If portfolio A has both a higher likely return and a lower uncertainty of return than portfolio B and meets the other requirements of the investor, it is clearly better than portfolio B. Portfolio B may be eliminated from consideration, since it yields less return with greater uncertainty than does another available portfolio. We refer to portfolio B as "inefficient." After eliminating all such inefficient portfolios—all such portfolios which are clearly inferior to other available portfolios—we are left with portfolios which we shall refer to as "efficient." These consist of: the portfolio with less uncertainty than any other with a 6% likely return, the portfolio with less uncertainty than any other with a 7% likely return, and so on. It cannot be said of two efficient portfolios "the first is clearly better than the second since it has a larger likely return and less uncertainty." All such cases have been eliminated.

The proper choice among efficient portfolios depends on the willingness and ability of the investor to assume risk. If safety is of extreme importance, "likely return" must be sacrificed to decrease uncertainty. If a greater degree of uncertainty can be borne, a greater level of likely return can be obtained. An analysis of the type presented in this monograph:

first, separates efficient from inefficient portfolios;

second, portrays the combinations of likely return and uncertainty of return available from efficient portfolios;

third, has the investor or investment manager carefully select the combination of likely return and uncertainty that best suits his needs; and fourth, determines the portfolio which provides this most suitable combination of risk and return.
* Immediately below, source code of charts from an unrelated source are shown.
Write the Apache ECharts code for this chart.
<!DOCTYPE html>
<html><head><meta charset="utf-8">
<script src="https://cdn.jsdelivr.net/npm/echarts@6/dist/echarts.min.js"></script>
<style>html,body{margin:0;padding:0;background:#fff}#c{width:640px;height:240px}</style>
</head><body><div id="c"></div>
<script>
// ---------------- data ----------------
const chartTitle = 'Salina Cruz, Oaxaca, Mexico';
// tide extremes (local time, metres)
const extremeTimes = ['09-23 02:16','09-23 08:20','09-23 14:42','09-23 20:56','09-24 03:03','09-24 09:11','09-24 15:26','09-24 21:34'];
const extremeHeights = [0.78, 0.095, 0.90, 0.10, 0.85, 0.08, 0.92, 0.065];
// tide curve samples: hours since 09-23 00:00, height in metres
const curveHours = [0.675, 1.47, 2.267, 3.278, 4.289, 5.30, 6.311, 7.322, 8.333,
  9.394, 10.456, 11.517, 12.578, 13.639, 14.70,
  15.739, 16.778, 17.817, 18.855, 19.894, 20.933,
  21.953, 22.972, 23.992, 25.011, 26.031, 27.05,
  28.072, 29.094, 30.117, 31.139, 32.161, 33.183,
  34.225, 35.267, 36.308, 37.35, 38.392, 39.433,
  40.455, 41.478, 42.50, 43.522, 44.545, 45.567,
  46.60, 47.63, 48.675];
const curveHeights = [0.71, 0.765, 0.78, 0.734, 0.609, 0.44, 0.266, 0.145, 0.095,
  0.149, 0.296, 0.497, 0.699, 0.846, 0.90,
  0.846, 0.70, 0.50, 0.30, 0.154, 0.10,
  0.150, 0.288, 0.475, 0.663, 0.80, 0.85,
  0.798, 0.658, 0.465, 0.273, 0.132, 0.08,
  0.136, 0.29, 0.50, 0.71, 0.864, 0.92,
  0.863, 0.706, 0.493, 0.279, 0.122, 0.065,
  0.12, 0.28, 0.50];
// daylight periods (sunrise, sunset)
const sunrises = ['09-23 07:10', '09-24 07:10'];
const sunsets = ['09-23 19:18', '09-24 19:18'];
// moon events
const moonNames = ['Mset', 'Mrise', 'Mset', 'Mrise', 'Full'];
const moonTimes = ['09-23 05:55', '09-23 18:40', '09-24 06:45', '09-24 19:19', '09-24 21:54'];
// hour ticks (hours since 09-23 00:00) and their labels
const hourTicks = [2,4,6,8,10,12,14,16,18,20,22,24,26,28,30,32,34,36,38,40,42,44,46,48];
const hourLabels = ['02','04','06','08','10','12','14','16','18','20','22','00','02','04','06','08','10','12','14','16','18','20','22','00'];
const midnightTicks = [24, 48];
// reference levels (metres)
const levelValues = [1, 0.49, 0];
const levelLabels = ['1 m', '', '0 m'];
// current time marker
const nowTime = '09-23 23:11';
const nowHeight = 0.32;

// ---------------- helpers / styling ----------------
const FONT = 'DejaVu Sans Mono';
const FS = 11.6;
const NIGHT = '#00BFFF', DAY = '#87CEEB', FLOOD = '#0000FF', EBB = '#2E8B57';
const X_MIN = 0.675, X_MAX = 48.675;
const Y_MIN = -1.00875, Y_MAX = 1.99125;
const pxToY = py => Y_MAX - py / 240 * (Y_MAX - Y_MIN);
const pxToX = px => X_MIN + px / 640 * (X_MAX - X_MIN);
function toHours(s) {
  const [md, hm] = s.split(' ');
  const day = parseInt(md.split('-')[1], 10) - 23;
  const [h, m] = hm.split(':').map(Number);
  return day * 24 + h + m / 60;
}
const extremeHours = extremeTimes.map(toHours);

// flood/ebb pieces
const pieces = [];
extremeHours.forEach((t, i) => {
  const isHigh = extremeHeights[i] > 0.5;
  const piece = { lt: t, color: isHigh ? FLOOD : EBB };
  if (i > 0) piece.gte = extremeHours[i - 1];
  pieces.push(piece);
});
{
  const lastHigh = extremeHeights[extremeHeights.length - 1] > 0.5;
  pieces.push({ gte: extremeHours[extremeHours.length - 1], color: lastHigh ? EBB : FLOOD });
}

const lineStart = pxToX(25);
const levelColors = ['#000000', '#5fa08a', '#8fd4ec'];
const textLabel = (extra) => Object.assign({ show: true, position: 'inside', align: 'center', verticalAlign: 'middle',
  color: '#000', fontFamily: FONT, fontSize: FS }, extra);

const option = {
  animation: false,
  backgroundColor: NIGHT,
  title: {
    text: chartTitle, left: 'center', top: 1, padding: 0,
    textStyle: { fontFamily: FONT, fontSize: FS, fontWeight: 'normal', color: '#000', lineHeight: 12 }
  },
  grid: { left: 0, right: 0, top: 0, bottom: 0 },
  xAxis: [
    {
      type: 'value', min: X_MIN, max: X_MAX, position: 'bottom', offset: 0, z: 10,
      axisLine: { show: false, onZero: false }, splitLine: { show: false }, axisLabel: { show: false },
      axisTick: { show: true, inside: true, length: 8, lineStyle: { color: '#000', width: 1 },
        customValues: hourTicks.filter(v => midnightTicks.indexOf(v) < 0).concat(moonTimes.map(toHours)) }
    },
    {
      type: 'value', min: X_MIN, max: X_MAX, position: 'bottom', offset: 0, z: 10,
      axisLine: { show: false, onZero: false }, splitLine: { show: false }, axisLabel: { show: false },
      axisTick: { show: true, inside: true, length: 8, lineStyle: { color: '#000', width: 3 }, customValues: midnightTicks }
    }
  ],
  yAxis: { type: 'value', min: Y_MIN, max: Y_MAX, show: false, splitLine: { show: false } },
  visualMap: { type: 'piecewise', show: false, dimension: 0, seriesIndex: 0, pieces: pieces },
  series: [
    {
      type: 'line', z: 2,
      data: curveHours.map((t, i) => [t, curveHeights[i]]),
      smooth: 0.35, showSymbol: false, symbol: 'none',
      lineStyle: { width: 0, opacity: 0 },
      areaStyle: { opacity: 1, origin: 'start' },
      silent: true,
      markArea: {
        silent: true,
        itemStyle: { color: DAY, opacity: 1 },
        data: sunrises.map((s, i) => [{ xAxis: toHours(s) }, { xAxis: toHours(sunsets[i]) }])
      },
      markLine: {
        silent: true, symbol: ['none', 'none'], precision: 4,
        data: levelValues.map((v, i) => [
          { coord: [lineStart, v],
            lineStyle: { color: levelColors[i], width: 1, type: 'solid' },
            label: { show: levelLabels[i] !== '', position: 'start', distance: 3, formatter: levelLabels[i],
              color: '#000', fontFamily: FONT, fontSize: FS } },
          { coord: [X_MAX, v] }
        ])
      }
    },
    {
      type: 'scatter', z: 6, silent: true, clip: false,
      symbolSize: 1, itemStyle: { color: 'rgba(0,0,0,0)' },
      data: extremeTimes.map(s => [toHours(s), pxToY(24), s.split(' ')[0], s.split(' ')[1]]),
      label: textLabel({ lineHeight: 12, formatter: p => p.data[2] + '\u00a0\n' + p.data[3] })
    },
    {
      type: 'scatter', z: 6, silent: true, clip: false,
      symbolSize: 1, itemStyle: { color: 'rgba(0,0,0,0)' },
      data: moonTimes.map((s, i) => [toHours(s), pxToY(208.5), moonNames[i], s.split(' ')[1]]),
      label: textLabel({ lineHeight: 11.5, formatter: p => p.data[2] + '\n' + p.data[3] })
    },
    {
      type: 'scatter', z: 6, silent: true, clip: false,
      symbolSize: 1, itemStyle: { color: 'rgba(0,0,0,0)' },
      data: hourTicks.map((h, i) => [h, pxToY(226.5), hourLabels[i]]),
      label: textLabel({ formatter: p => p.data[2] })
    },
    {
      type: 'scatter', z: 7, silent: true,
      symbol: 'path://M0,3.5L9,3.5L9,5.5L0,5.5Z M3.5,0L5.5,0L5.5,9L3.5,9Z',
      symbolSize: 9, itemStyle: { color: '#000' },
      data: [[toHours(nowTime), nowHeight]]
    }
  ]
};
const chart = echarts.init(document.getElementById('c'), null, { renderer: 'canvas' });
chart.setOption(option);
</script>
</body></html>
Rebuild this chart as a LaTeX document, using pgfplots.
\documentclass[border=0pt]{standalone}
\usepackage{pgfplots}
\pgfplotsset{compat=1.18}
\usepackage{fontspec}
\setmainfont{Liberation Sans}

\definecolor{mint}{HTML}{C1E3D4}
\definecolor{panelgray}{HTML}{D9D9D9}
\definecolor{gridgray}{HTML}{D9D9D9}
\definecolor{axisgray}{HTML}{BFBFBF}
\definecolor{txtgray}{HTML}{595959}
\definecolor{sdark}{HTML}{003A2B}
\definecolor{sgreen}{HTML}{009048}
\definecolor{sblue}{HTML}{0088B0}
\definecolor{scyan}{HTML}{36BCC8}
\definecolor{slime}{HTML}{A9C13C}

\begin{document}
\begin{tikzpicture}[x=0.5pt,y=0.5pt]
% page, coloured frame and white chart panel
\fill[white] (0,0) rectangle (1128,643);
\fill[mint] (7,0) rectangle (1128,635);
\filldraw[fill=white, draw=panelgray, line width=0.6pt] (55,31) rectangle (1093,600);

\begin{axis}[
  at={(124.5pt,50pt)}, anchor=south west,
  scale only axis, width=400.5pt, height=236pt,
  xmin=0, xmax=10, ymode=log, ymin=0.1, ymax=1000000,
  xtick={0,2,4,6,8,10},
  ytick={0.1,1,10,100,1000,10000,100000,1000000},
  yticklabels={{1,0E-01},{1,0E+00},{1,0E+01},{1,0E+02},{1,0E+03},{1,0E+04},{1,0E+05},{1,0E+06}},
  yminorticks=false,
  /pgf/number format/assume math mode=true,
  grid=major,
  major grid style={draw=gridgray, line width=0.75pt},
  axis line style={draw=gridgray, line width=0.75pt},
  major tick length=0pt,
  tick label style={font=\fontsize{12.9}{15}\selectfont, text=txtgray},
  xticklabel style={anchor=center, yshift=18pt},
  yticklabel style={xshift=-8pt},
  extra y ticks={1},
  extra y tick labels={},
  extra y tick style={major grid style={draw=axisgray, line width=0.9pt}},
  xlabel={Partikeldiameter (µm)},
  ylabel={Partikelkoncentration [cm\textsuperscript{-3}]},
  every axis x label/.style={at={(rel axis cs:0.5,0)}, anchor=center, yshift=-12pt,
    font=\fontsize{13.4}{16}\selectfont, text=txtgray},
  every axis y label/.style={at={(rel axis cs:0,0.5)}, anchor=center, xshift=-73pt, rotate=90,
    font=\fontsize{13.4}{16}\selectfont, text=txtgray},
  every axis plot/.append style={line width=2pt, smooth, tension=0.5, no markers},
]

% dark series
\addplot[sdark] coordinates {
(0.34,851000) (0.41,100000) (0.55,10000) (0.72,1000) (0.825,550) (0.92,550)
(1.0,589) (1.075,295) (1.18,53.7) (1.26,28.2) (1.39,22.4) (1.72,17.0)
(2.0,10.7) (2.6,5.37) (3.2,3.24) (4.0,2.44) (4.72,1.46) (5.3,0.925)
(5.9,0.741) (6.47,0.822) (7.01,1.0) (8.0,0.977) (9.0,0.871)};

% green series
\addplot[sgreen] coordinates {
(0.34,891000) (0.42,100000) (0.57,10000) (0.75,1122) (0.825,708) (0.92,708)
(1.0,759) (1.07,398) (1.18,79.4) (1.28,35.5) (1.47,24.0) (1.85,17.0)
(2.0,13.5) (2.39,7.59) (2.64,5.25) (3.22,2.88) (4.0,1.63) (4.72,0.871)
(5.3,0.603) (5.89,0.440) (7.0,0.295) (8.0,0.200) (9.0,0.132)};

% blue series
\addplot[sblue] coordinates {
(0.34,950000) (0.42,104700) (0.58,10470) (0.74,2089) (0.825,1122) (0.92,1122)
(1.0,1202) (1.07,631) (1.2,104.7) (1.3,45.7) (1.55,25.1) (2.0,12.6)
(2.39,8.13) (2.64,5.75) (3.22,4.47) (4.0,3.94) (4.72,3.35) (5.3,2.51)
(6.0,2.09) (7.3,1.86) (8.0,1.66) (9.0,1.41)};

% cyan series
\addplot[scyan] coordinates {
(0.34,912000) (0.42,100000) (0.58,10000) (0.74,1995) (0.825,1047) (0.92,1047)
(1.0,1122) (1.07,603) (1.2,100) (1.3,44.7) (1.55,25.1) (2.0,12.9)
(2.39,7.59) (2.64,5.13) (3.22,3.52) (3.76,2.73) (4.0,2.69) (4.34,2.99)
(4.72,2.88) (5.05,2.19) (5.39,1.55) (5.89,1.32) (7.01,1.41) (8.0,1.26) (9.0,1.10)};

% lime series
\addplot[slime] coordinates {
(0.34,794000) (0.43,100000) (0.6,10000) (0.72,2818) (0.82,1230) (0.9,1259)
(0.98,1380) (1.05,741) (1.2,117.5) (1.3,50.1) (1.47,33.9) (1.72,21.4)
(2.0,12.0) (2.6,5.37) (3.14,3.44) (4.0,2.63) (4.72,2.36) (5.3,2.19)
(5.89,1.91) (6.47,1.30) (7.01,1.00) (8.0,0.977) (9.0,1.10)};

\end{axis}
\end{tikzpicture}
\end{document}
Inputs to an Illustrative Portfolio Analysis

The nature and objectives of portfolio analyses may be illustrated by a small example concerned with portfolios made of one or more of nine common stocks and cash. The nine securities, listed in Figures la to li, include a utility, a railroad, a large and a small steel company, and several other manufacturing corporations. Cash is included in the analysis as a tenth "security." No special significance should be attached to this list of securities other than that it will be used in illustrating principles of portfolio analysis.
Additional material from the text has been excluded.